> Short problem:
Transcribe each line of the records below exactly, excluding any embedded images.

A run of records
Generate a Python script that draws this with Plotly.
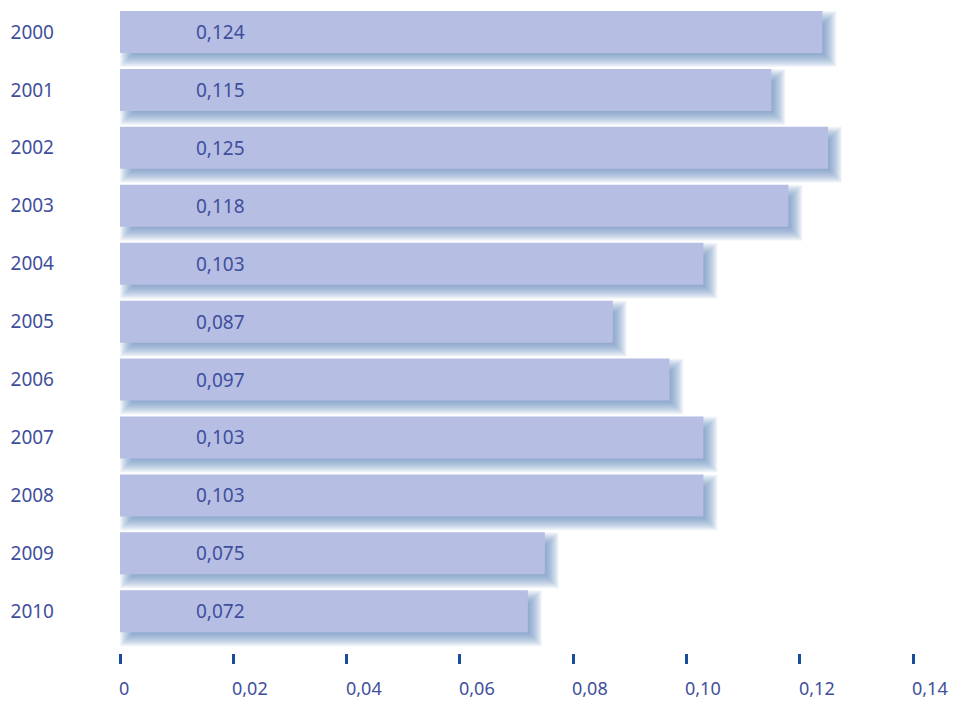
import plotly.graph_objects as go

years = ["2000", "2001", "2002", "2003", "2004", "2005", "2006", "2007", "2008", "2009", "2010"]
values = [0.124, 0.115, 0.125, 0.118, 0.103, 0.087, 0.097, 0.103, 0.103, 0.075, 0.072]
labels = ["0,124", "0,115", "0,125", "0,118", "0,103", "0,087", "0,097", "0,103", "0,103", "0,075", "0,072"]
xticks = [0, 0.02, 0.04, 0.06, 0.08, 0.10, 0.12, 0.14]
xtick_text = ["0", "0,02", "0,04", "0,06", "0,08", "0,10", "0,12", "0,14"]

W, H = 954, 702
ml, mr, mt, mb = 120, 41, 3, 49
xmax = 0.14
yr_top, yr_bot = -0.5, 10.72
plot_w = W - ml - mr
plot_h = H - mt - mb
px_x = xmax / plot_w
px_y = (yr_bot - yr_top) / plot_h

bar_w = 0.725
font_col = "#3f4f9c"
fam = "Noto Sans, Open Sans, sans-serif"
fsize = 19

fig = go.Figure()
fig.add_trace(go.Bar(
    x=values, y=list(range(len(years))), orientation="h",
    marker=dict(color="#b6bee3", line=dict(width=0)),
    width=bar_w, hoverinfo="skip",
))

# blurred drop shadow built from layered translucent rectangles
shapes = []
dx, dy = 7, 7
for i, v in enumerate(values):
    for e in range(-8, 8):
        shapes.append(dict(
            type="rect", layer="below", xref="x", yref="y",
            x0=max(0, (dx - e)) * px_x, x1=v + (dx + e) * px_x,
            y0=i - bar_w / 2 + (dy - e) * px_y, y1=i + bar_w / 2 + (dy + e) * px_y,
            fillcolor="#5b86c0", opacity=0.075, line=dict(width=0),
        ))

annotations = []
for i, t in enumerate(labels):
    annotations.append(dict(
        x=0.0177, y=i, xref="x", yref="y", text=t, showarrow=False,
        xanchor="center", yanchor="middle",
        font=dict(family=fam, size=fsize, color=font_col),
    ))
for tv, tt in zip(xticks, xtick_text):
    annotations.append(dict(
        x=tv / xmax, y=0, xref="paper", yref="paper", text=tt, showarrow=False,
        xanchor="left", yanchor="top", yshift=-22, xshift=-2, borderpad=0,
        font=dict(family=fam, size=18, color=font_col),
    ))

fig.update_layout(
    width=W, height=H,
    margin=dict(l=ml, r=mr, t=mt, b=mb),
    paper_bgcolor="white", plot_bgcolor="white",
    showlegend=False,
    shapes=shapes, annotations=annotations,
    xaxis=dict(
        range=[0, xmax], tickvals=xticks, showticklabels=False,
        showgrid=False, zeroline=False, showline=False,
        ticks="outside", ticklen=10, tickwidth=2.5, tickcolor="#1b4c9c",
    ),
    yaxis=dict(
        range=[yr_bot, yr_top], tickvals=list(range(len(years))), ticktext=years,
        showgrid=False, zeroline=False, showline=False, ticks="",
        ticklabelstandoff=65,
        tickfont=dict(family=fam, size=fsize, color=font_col),
    ),
)

fig.write_html("out.html")
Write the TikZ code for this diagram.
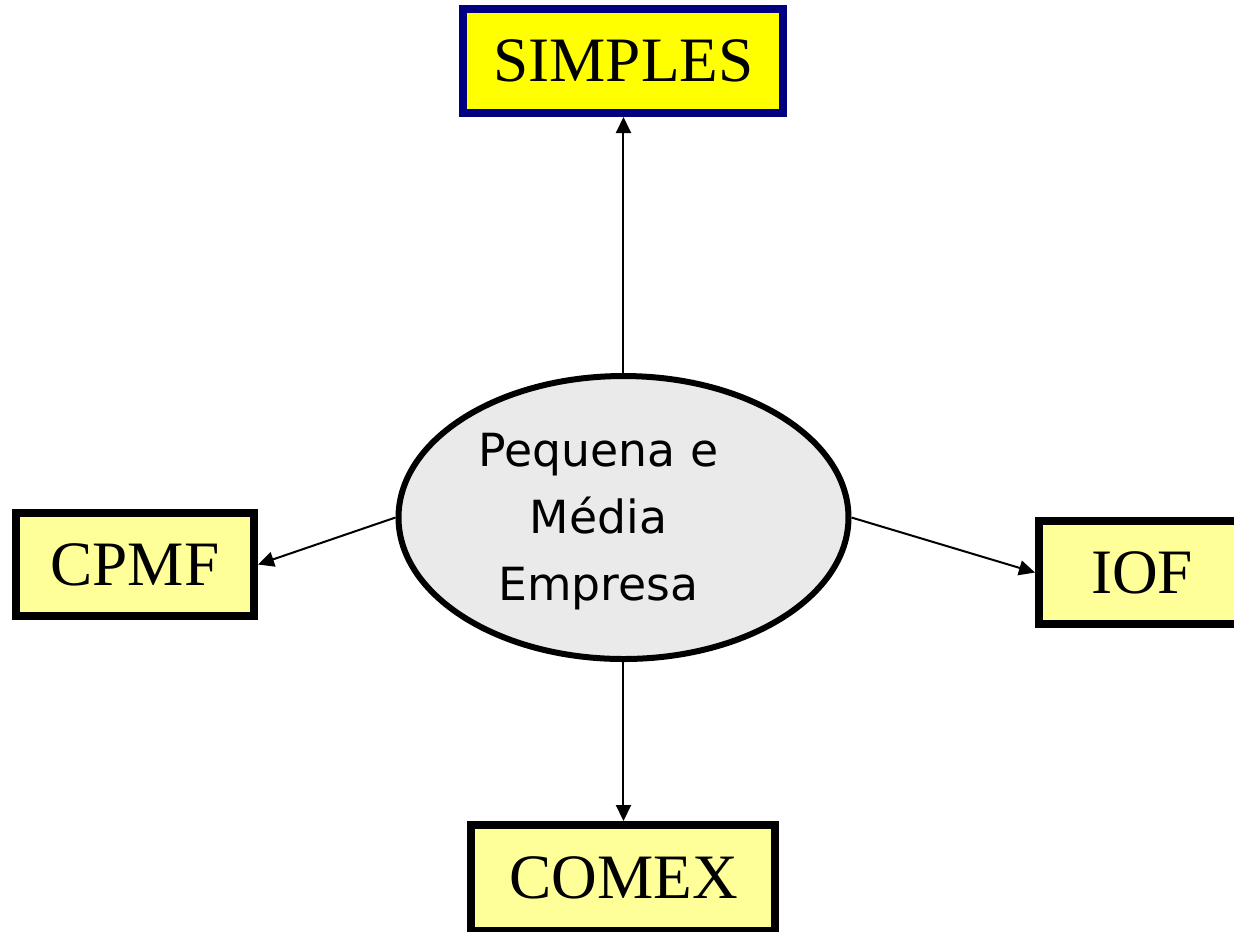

> Exercise answer:
Generate a Python script that draws this with Plotly.
import plotly.graph_objects as go

years = ["2000", "2001", "2002", "2003", "2004", "2005", "2006", "2007", "2008", "2009", "2010"]
values = [0.124, 0.115, 0.125, 0.118, 0.103, 0.087, 0.097, 0.103, 0.103, 0.075, 0.072]
labels = ["0,124", "0,115", "0,125", "0,118", "0,103", "0,087", "0,097", "0,103", "0,103", "0,075", "0,072"]
xticks = [0, 0.02, 0.04, 0.06, 0.08, 0.10, 0.12, 0.14]
xtick_text = ["0", "0,02", "0,04", "0,06", "0,08", "0,10", "0,12", "0,14"]

W, H = 954, 702
ml, mr, mt, mb = 120, 41, 3, 49
xmax = 0.14
yr_top, yr_bot = -0.5, 10.72
plot_w = W - ml - mr
plot_h = H - mt - mb
px_x = xmax / plot_w
px_y = (yr_bot - yr_top) / plot_h

bar_w = 0.725
font_col = "#3f4f9c"
fam = "Noto Sans, Open Sans, sans-serif"
fsize = 19

fig = go.Figure()
fig.add_trace(go.Bar(
    x=values, y=list(range(len(years))), orientation="h",
    marker=dict(color="#b6bee3", line=dict(width=0)),
    width=bar_w, hoverinfo="skip",
))

# blurred drop shadow built from layered translucent rectangles
shapes = []
dx, dy = 7, 7
for i, v in enumerate(values):
    for e in range(-8, 8):
        shapes.append(dict(
            type="rect", layer="below", xref="x", yref="y",
            x0=max(0, (dx - e)) * px_x, x1=v + (dx + e) * px_x,
            y0=i - bar_w / 2 + (dy - e) * px_y, y1=i + bar_w / 2 + (dy + e) * px_y,
            fillcolor="#5b86c0", opacity=0.075, line=dict(width=0),
        ))

annotations = []
for i, t in enumerate(labels):
    annotations.append(dict(
        x=0.0177, y=i, xref="x", yref="y", text=t, showarrow=False,
        xanchor="center", yanchor="middle",
        font=dict(family=fam, size=fsize, color=font_col),
    ))
for tv, tt in zip(xticks, xtick_text):
    annotations.append(dict(
        x=tv / xmax, y=0, xref="paper", yref="paper", text=tt, showarrow=False,
        xanchor="left", yanchor="top", yshift=-22, xshift=-2, borderpad=0,
        font=dict(family=fam, size=18, color=font_col),
    ))

fig.update_layout(
    width=W, height=H,
    margin=dict(l=ml, r=mr, t=mt, b=mb),
    paper_bgcolor="white", plot_bgcolor="white",
    showlegend=False,
    shapes=shapes, annotations=annotations,
    xaxis=dict(
        range=[0, xmax], tickvals=xticks, showticklabels=False,
        showgrid=False, zeroline=False, showline=False,
        ticks="outside", ticklen=10, tickwidth=2.5, tickcolor="#1b4c9c",
    ),
    yaxis=dict(
        range=[yr_bot, yr_top], tickvals=list(range(len(years))), ticktext=years,
        showgrid=False, zeroline=False, showline=False, ticks="",
        ticklabelstandoff=65,
        tickfont=dict(family=fam, size=fsize, color=font_col),
    ),
)

fig.write_html("out.html")
Write the TikZ code for this diagram.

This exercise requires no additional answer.